Interview - Robert Hall - Business English for real
Robert Hall is an American business professional who has been living in Brazil (with his Brazilian wife) for the past two years. Teacher "by chance", as he never really planned that, he enhances his classes with his own experience in the business market. Get to know more about him and about how to teach (or learn) Business English.
Tell us something about your background, education and experience. Robert - I am from Texas, and have lived in Texas until I started to travel. I studied Spanish at Texas Tech University, and after graduating, I decided that I wanted to become as fluent as possible, so I decided to live in Mexico. I first started teaching, but I also did some work on translations. I then worked for the state government of Guanajuato (Mexico) in promotion of international trade and foreign direct investment, which was a very interesting and educational experience. After, I decided to go back to school to complete an MBA program, which I finished at Thunderbird in Arizona. At Thunderbird I was focusing my studies in marketing, specializing in business to business marketing. I then began working in the electronics manufacturing industries as a sales engineer for suppliers of tooling, machinery, and other engineered materials. I have extensive knowledge of the northern border region between Mexico and the US, where you can find a large concentration of manufacturing industries. My wife is a Brazilian who accepted an opportunity to transfer back to Brazil from Mexico, so here we are. I have been in Brazil for almost two years now.

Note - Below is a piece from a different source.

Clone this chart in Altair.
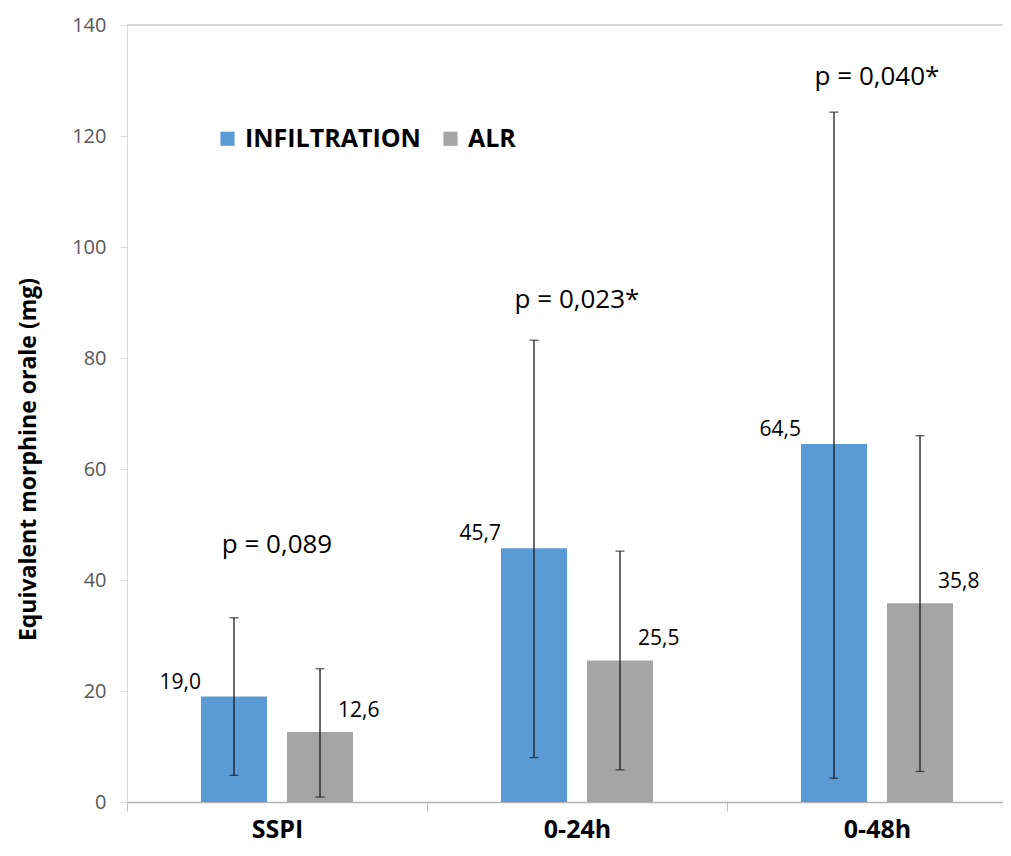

How did you become a teacher? How does your experience in the business market help you prepare your classes? Robert - In reality, I'm not a teacher. I have been teaching English from the perspective of a business professional who happens to have a deeper understanding of language derived from learning foreign languages. My international business experience is useful to my students because of the unique perspective I have both from the formal educational experience and from the real-world, for example, with the requirements of reporting, visiting customers, working with business partners, etc. It is difficult to understand the challenges of international business communication unless you have that kind of experience.

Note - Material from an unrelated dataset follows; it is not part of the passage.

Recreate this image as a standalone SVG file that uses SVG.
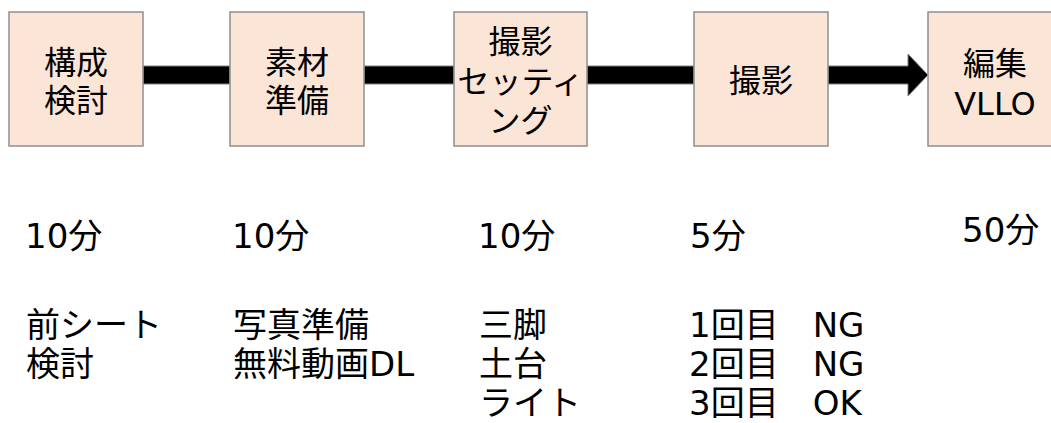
<svg xmlns="http://www.w3.org/2000/svg" width="1051" height="423" viewBox="0 0 1051 423">
<style>
.box{fill:#FBE5D6;stroke:#8f8f8f;stroke-width:1.5}
.bar{fill:#000;stroke:#7f7f7f;stroke-width:1}
text{font-family:"DejaVu Sans","Noto Sans CJK JP",sans-serif;fill:#000}
.bt{font-size:32px;text-anchor:middle}
.t{font-size:34px}
</style>
<rect width="1051" height="423" fill="#fff"/>
<g id="connectors">
<rect class="bar" x="143" y="66" width="87" height="18"/>
<rect class="bar" x="364" y="66" width="90" height="18"/>
<rect class="bar" x="587" y="66" width="107" height="18"/>
<path class="bar" d="M828,66 H908 V54 L928,75 L908,96 V84 H828 Z"/>
</g>
<g id="node1">
<rect class="box" x="9" y="12" width="134" height="134"/>
<text class="bt" x="76" y="74">構成</text>
<text class="bt" x="76" y="112">検討</text>
</g>
<g id="node2">
<rect class="box" x="230" y="12" width="134" height="134"/>
<text class="bt" x="297" y="74">素材</text>
<text class="bt" x="297" y="112">準備</text>
</g>
<g id="node3">
<rect class="box" x="454" y="12" width="133" height="134"/>
<text class="bt" x="520.5" y="53">撮影</text>
<text class="bt" x="520.5" y="93">セッティ</text>
<text class="bt" x="520.5" y="132">ング</text>
</g>
<g id="node4">
<rect class="box" x="694" y="12" width="134" height="134"/>
<text class="bt" x="761" y="92">撮影</text>
</g>
<g id="node5">
<rect class="box" x="928" y="12" width="134" height="134"/>
<text class="bt" x="995" y="75">編集</text>
<text class="bt" x="995" y="115">VLLO</text>
</g>
<g id="times">
<text class="t" x="25" y="248">10分</text>
<text class="t" x="232" y="248">10分</text>
<text class="t" x="478" y="248">10分</text>
<text class="t" x="690" y="248">5分</text>
<text class="t" x="962" y="242">50分</text>
</g>
<g id="notes">
<text class="t" x="26" y="337">前シート</text>
<text class="t" x="26" y="376">検討</text>
<text class="t" x="233" y="337">写真準備</text>
<text class="t" x="233" y="376">無料動画DL</text>
<text class="t" x="479" y="337">三脚</text>
<text class="t" x="479" y="376">土台</text>
<text class="t" x="479" y="415">ライト</text>
<text class="t" x="689" y="337">1回目　NG</text>
<text class="t" x="689" y="376">2回目　NG</text>
<text class="t" x="689" y="415">3回目　OK</text>
</g>
</svg>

Many students, even when they are fluent, 'block' when they need to speak in a more formal situation, such as meetings, presentations or negotiations. What would you suggest them? Robert - My suggestion for improving fluency is to listen to as many podcasts and watch as many videocasts as possible. By hearing other people discuss issues and respond to difficult questions, you can learn from other presenters. By listening to English language discussions as much as possible, you program the brain to process the information, and little by little you learn key phrases and other useful language to use in similar situations. Try to find podcasts with audio script files, so that you can check your comprehension. It would be very nice to use the blog to encourage as many of those of you out there to share your ideas on where to find good information.
Case studies are also very useful. I recommend reading and researching as much as possible to learn about the company, the products, the business, other issues, strategies, etc. You can find a surprising amount of information on the internet by carefully choosing the search criteria. Discover new vocabulary, new expressions, new phrases, etc. Learn how to use this language to say the same thing with different words. To stop the mental block, you need to know how to continue the communication, even when you don't know what to say. Explain what you are thinking, try to confirm what you understand, or even answer a question or two with another question of your own. Not everybody has all the answers all the time. Learn how to express yourself, and if you don't have enough information to form an opinion, say so.
How similar or how different are the strategies for a good negotiation in Portuguese and in English? What are some of these strategies? Robert - I think that the basics are the same. Be as knowledgeable as you possibly can, respect your negotiation partner, understand the root values, etc. Study the history of the company you are going to negotiate with. If you are negotiating for a better job, talk to other people who have had to do the same thing. Knowledge is power. Being able to negotiate across cultures is the difficult part. Study the country culture, the company culture, and even the resume (CV) of the person you are going to negotiate with. What if you have some shared interests? That can be very useful to make the negotiation much more friendly.
What are some hints you can give to students who need to negotiate in English? Robert - Practice what you want to say in different ways. I think that many times language classes focus too much on saying things one way. There are many different ways to say the same thing, and it is important to be able to both understand and be understood in different situations.
What should students focus more on when they need to talk to other businessmen, native or non-native: improving vocabulary, grammar or pronunciation and intonation?
Robert - I think that most people try to speak too fast. In my opinion it is far better to speak well, even though more slowly, than to speak as fast as you can just because it seems to be more fluent. Speak slowly, take the time to pronounce well, and take the time to paraphrase what you understand to confirm that you're both understanding each other. This also gives you more time to mentally organize your thoughts. Know how to paraphrase. In other words, know how to say the same thing using other words and phrases.
How can teachers better prepare their students for the situations above?
Robert - Motivation is key. Teachers should also help the student to practice, taking on the role of their negotiation partner. Ask as many difficult questions as possible.